I have to admit, I don't follow the logic of supporters of the Bush administration when it comes to terrorism policy. Bush recently said:

"The enemy understands a free Iraq will be a major defeat in their ideology of hatred. That's why they're fighting so vociferously." —George W. Bush, first presidential debate, Coral Gables, Fla., Sept. 30, 2004


So if there is major fighting in Iraq, then it's because the enemy is desperate. But if Iraq had gone as planned, and we had converted it to a democracy quickly without any insurgent attacks, then he would undoubtedly have used the whole 'Mission Accomplished' aircraft carrier thing during his entire campaign. And used every opportunity that he had to discuss how great the war in Iraq went in the fight against terrorism. I wonder, though, why didn't any Republican predict that the insurgency was going to happen as it did? If Iraq is the centerpiece of the war on terror, then why didn't they prepare and plan for the insurgency? I mean, it WAS part of the plan that terrorists would flood in from all over the world to fight us, right?

varwoche
2nd February 2006, 05:47 PM
Update: $440,000,000,000 and counting (not including the substantial interest expense for the defecit spending).

article (http://www.mercurynews.com/mld/mercurynews/news/politics/13777263.htm)

Freakshow
2nd February 2006, 05:51 PM
You can't do nation building, it's a waste of money. However, nation destruction is quite OK.Nation destruction is easier. Nation building requires cooperation of the people whose nation it is. Destruction doesn't require cooperation.

It takes desire from both sides, to get along. But it only takes desire from one side, to fight.

kalen
2nd February 2006, 06:08 PM
what can $237,000,000,000 buy?

Spent correctly, World Peace.

I can start right away.

BPSCG
2nd February 2006, 06:12 PM
Update: $440,000,000,000 and counting (not including the substantial interest expense for the defecit spending).

article (http://www.mercurynews.com/mld/mercurynews/news/politics/13777263.htm)Hm. Looks like my recommendation #3 here (http://forums.randi.org/showthread.php?postid=1006450#post1006450) is getting more attractive by the minute. I wish I was as smart every day as I was the day I posted that.


(http://forums.randi.org/showthread.php?postid=1006450#post1006450)

Ziggurat
3rd February 2006, 03:27 PM
Let's see, this war was to protect us from future terrorist attacks, right? So if about 3000 people were killed in 9-11, then that's about $80,000,000 spent for each person that died.[/i]

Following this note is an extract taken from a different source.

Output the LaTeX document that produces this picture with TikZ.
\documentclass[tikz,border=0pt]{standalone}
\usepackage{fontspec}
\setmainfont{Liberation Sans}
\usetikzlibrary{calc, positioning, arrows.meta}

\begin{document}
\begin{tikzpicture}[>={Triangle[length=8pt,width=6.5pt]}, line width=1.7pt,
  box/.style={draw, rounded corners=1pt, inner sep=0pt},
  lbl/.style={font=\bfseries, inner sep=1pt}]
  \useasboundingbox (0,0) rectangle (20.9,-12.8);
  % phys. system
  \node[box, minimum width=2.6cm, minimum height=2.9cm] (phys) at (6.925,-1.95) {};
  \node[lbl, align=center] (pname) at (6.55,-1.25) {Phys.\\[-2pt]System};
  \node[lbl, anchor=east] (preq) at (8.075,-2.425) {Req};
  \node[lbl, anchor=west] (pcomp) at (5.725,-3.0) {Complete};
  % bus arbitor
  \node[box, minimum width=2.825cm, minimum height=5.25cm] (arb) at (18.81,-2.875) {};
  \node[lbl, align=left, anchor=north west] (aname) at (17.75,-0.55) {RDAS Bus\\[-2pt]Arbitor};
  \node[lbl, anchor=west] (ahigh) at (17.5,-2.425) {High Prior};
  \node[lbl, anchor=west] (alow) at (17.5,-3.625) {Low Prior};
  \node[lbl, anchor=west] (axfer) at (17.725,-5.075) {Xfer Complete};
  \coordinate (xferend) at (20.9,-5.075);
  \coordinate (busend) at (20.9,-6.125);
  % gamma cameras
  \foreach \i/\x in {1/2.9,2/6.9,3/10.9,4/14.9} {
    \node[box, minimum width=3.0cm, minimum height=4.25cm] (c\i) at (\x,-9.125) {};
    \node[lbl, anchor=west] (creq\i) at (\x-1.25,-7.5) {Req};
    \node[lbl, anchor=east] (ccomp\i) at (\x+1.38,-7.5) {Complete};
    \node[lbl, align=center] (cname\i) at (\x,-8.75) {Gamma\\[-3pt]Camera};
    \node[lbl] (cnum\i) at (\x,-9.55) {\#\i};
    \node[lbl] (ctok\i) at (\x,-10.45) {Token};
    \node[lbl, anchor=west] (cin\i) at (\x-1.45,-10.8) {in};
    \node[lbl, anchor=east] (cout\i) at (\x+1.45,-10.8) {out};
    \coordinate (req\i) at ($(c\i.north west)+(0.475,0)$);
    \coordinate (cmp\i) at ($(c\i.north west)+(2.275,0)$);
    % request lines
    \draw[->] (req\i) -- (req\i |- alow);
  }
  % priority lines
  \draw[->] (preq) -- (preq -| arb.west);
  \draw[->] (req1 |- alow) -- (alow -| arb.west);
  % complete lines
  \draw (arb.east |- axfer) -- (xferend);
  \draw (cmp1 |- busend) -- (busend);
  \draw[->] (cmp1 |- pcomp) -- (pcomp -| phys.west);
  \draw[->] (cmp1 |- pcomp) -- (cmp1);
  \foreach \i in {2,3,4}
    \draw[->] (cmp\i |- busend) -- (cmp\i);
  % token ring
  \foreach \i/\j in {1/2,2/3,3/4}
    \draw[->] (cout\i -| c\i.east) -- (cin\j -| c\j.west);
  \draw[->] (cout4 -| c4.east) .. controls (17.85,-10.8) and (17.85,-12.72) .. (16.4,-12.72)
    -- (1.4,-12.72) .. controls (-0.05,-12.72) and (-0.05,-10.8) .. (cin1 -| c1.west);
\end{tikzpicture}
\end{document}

If you want to deal with just cold, hard dollar figures, which is the only reason to attach a dollar figure to someone's life, at least be honest about it and ask what the damage from 9/11 was in dollars. And that comes in at around half a trillion dollars, which makes the prospect of spending half that much to try to fix the big-picture problems which caused 9/11 and likely would create similar problems in the future seem a little less far-fetched. But then, considering more than one aspect might not make quite the dramatic point you wanted, so yeah, I guess I can see why you wouldn't want to talk about that.

a_unique_person
3rd February 2006, 03:54 PM
It was well before it got to the 'big picture' bit where it all started to fall apart. Namely, Bush and his advisors just couldn't understand the 'inbetween picture'. They honestly thought the war would have been long finished by now, with the cost of the war paid for with Iraqi oil, and all the surrounding states in 'shock and awe' of the US military power. That they were wrong on all three assumptions is amazing, especially when they had plenty of people available to tell them the odds of getting such a simple and favourable outcome were vanishingly small.